* _Dataset excerpt_:
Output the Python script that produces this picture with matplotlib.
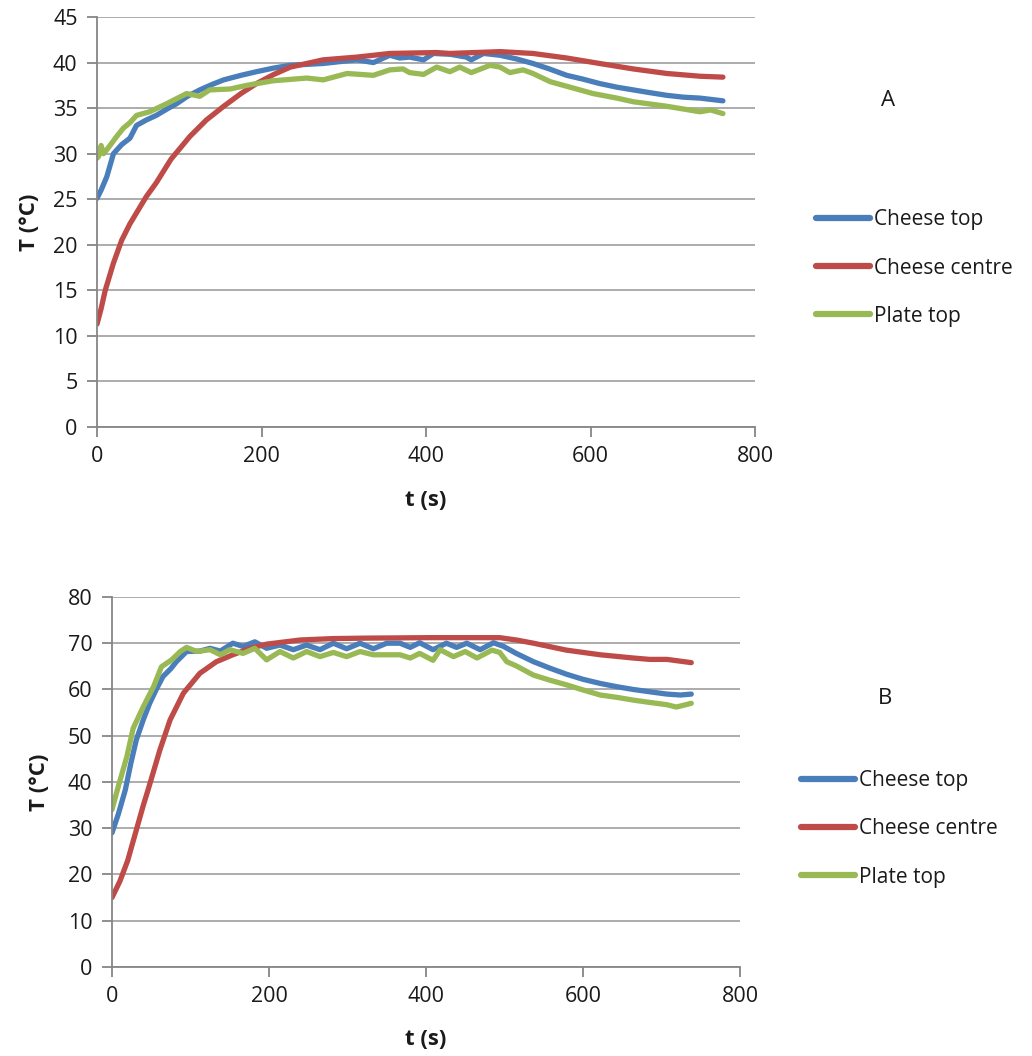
import matplotlib.pyplot as plt

# Panel A readings (t in s, T in degC)
tA_top = [0, 5, 12, 20, 30, 40, 48, 60, 72, 85, 97, 110, 125, 140, 154, 175, 194, 215, 235, 255, 275, 295, 316, 336,
          356, 368, 380, 397, 409, 430, 449, 455, 470, 490, 510, 530, 550, 571, 590, 611, 632, 652, 672, 693, 713, 733, 761]
TA_top = [25.1, 26.0, 27.5, 30.0, 31.0, 31.7, 33.1, 33.7, 34.2, 34.9, 35.5, 36.3, 37.0, 37.6, 38.1, 38.6, 39.0, 39.4, 39.7,
          39.8, 39.9, 40.1, 40.3, 40.0, 40.8, 40.5, 40.6, 40.3, 41.0, 40.9, 40.6, 40.3, 41.0, 40.8, 40.4, 39.9, 39.3, 38.6,
          38.2, 37.7, 37.3, 37.0, 36.7, 36.4, 36.2, 36.1, 35.8]

tA_centre = [0, 5, 10, 20, 30, 40, 50, 60, 72, 90, 113, 133, 154, 175, 194, 215, 235, 255, 275, 316, 356, 413, 429,
             490, 530, 571, 611, 652, 693, 733, 761]
TA_centre = [11.3, 13.0, 15.0, 18.0, 20.5, 22.3, 23.8, 25.3, 26.8, 29.4, 31.9, 33.7, 35.2, 36.6, 37.7, 38.7, 39.5, 39.9,
             40.3, 40.6, 41.0, 41.1, 41.0, 41.2, 41.0, 40.5, 39.9, 39.3, 38.8, 38.5, 38.4]

tA_plate = [0, 2, 5, 8, 15, 24, 32, 40, 48, 64, 85, 109, 125, 137, 162, 182, 214, 255, 275, 304, 336, 356, 372, 380,
            397, 413, 429, 441, 455, 478, 490, 502, 518, 530, 551, 571, 603, 632, 652, 693, 733, 746, 761]
TA_plate = [29.5, 29.7, 30.9, 30.0, 30.8, 31.9, 32.8, 33.4, 34.2, 34.6, 35.5, 36.6, 36.3, 37.0, 37.1, 37.5, 38.0, 38.3,
            38.1, 38.8, 38.6, 39.2, 39.3, 38.9, 38.7, 39.5, 39.0, 39.5, 38.9, 39.7, 39.5, 38.9, 39.2, 38.8, 37.9, 37.4,
            36.6, 36.1, 35.7, 35.2, 34.6, 34.8, 34.4]

# Panel B readings
tB_top = [0, 8, 17, 24, 31, 40, 48, 57, 65, 75, 82, 95, 112, 125, 138, 154, 167, 182, 197, 214, 231, 248, 265, 282,
          299, 316, 333, 350, 367, 380, 392, 409, 426, 439, 452, 469, 486, 499, 515, 537, 558, 579, 600, 622, 643, 664,
          685, 707, 724, 738]
TB_top = [29.0, 33.0, 38.3, 44.0, 49.1, 53.5, 57.0, 60.2, 62.8, 64.5, 66.0, 68.2, 68.3, 68.9, 68.3, 70.0, 69.3, 70.3,
          68.9, 69.6, 68.6, 69.6, 68.6, 70.0, 68.8, 70.0, 68.8, 70.0, 70.0, 69.1, 70.1, 68.6, 70.0, 69.1, 70.0, 68.6,
          70.1, 69.3, 67.8, 66.0, 64.6, 63.3, 62.2, 61.3, 60.6, 60.0, 59.5, 59.0, 58.8, 59.0]

tB_centre = [0, 10, 20, 30, 40, 46, 61, 74, 91, 112, 133, 154, 176, 197, 240, 282, 324, 405, 494, 515, 537, 579, 622,
             664, 685, 707, 738]
TB_centre = [15.0, 18.5, 23.0, 29.0, 35.0, 38.3, 46.9, 53.4, 59.2, 63.5, 66.0, 67.5, 68.9, 69.8, 70.7, 71.0, 71.1, 71.2,
             71.2, 70.7, 70.0, 68.5, 67.5, 66.8, 66.5, 66.5, 65.8]

tB_plate = [0, 8, 19, 27, 40, 53, 63, 76, 87, 95, 108, 125, 138, 150, 167, 182, 197, 214, 231, 248, 265, 282, 299, 316,
            333, 354, 367, 380, 392, 409, 418, 435, 450, 465, 484, 494, 503, 515, 537, 558, 579, 600, 622, 643, 664, 685,
            707, 719, 738]
TB_plate = [34.0, 39.0, 45.5, 51.6, 56.3, 60.6, 64.9, 66.4, 68.2, 69.1, 68.2, 68.6, 67.5, 68.6, 67.8, 68.9, 66.4, 68.2,
            66.8, 68.2, 67.1, 68.0, 67.1, 68.2, 67.5, 67.5, 67.5, 66.8, 67.8, 66.3, 68.6, 67.1, 68.2, 66.8, 68.5, 68.0,
            66.0, 65.1, 63.1, 62.0, 61.0, 59.9, 58.8, 58.3, 57.7, 57.2, 56.7, 56.2, 57.0]

names = ['Cheese top', 'Cheese centre', 'Plate top']
colors = ['#4A7EBB', '#BE4B48', '#98B954']

plt.rcParams['font.family'] = ['Open Sans', 'DejaVu Sans']
grid_c = '#A6A6A6'
axis_c = '#868686'
text_c = '#1a1a1a'


def panel(rect, series, ymax, ystep, letter, letter_xy, leg_xy, ylab_x, xlab_y):
    ax = fig.add_axes(rect)
    for (t, T), name, c in zip(series, names, colors):
        ax.plot(t, T, color=c, lw=3.8, label=name, solid_capstyle='round', solid_joinstyle='round')
    ax.set_xlim(0, 800)
    ax.set_ylim(0, ymax)
    ax.set_xticks(range(0, 801, 200))
    ax.set_yticks(range(0, ymax + 1, ystep))
    ax.grid(axis='y', color=grid_c, lw=1.3)
    ax.set_axisbelow(True)
    for s in ['top', 'right']:
        ax.spines[s].set_visible(False)
    for s in ['left', 'bottom']:
        ax.spines[s].set_color(axis_c)
        ax.spines[s].set_linewidth(1.3)
    ax.tick_params(colors=axis_c, labelcolor=text_c, labelsize=15.5, length=7, width=1.3, pad=7)
    ax.set_xlabel('t (s)', fontsize=16, fontweight='bold', color=text_c, va='center')
    ax.set_ylabel('T (°C)', fontsize=16, fontweight='bold', color=text_c, va='center')
    ax.yaxis.set_label_coords(ylab_x, 0.5)
    ax.xaxis.set_label_coords(0.5, xlab_y)
    fig.text(letter_xy[0], letter_xy[1], letter, fontsize=16, ha='center', va='center', color=text_c)
    leg = ax.legend(loc='center left', bbox_to_anchor=leg_xy, bbox_transform=fig.transFigure, frameon=False,
                    fontsize=15, handlelength=2.6, labelspacing=1.3, handletextpad=0.2, borderpad=0.4)
    for h in leg.get_lines():
        h.set_linewidth(4.5)
        h.set_solid_capstyle('round')
    for tx in leg.get_texts():
        tx.set_color(text_c)
    return ax


fig = plt.figure(figsize=(10.32, 10.56), dpi=100)
panel([0.094, 0.5956, 0.6376, 0.3883], [(tA_top, TA_top), (tA_centre, TA_centre), (tA_plate, TA_plate)],
      45, 5, 'A', (888 / 1032, 1 - 100 / 1056), (797 / 1032, 1 - 268 / 1056), -0.102, -0.178)
panel([0.1085, 0.0843, 0.6085, 0.3504], [(tB_top, TB_top), (tB_centre, TB_centre), (tB_plate, TB_plate)],
      80, 10, 'B', (885 / 1032, 1 - 698 / 1056), (782 / 1032, 1 - 829 / 1056), -0.116, -0.197)

fig.savefig('out.png', dpi=100)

* _Stated problem_: Copy nothing but the lines from the top of the material through the line holding "import matplotlib.pyplot as plt", exactly as written; omit pictures.

* _Solved problem_:
Output the Python script that produces this picture with matplotlib.
import matplotlib.pyplot as plt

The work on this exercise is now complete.